The following example code shows how to program Multicore Navigator’s various components for initialization and basic operation, at the register level. The functions and types referred to below are presented in full in the appendices. Also, functioning source code is available for this test.

This infrastructure example will use the queues shown in Table 6-1:

Table 6-1 Queues Used in Infrastructure Example

Queue Purpose Host Descriptor Mono Descriptor
TX Queue 800 801
TX Free Descriptor Queue (FDQ) 5000 5001
RX Queue 712 32
RX Free Descriptor Queue (FDQ) 7000 7001

Queues 5000, 5001, 7000, and 7001 will be pre-loaded at initialization with empty descriptors. During operation, descriptors are popped from 5000 and 5001, filled and pushed onto 800 and 801 by the host. This causes the QM to trigger the TX DMA to transfer the data to the RX DMA (via its loopback wiring). Once transmitted, the TX DMA will recycle the TX descriptors back to queues 5000 and 5001.
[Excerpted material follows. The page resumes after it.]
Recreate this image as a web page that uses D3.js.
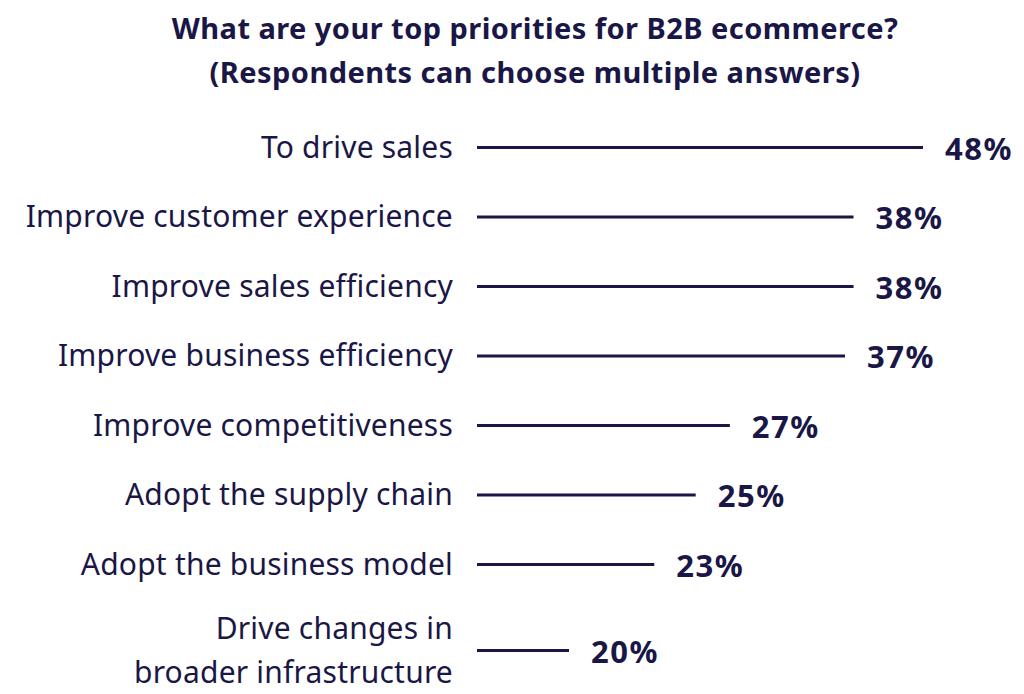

The RX flow registers will be programmed to cause the RX DMA to pop descriptors from queues 7000 and 7001 and push the incoming data to queues 712 and 32 respectively. Queue 712 is a high priority accumulation queue and 32 is a low priority accumulation queue, and the corresponding accumulator channels will be programmed to poll them. According to the accumulator programming, they will interrupt the host when descriptors arrive and have been popped from the RX queues and placed into the host’s memory area. The host then consumes the data and pushes the descriptors back onto queues 7000 and 7001.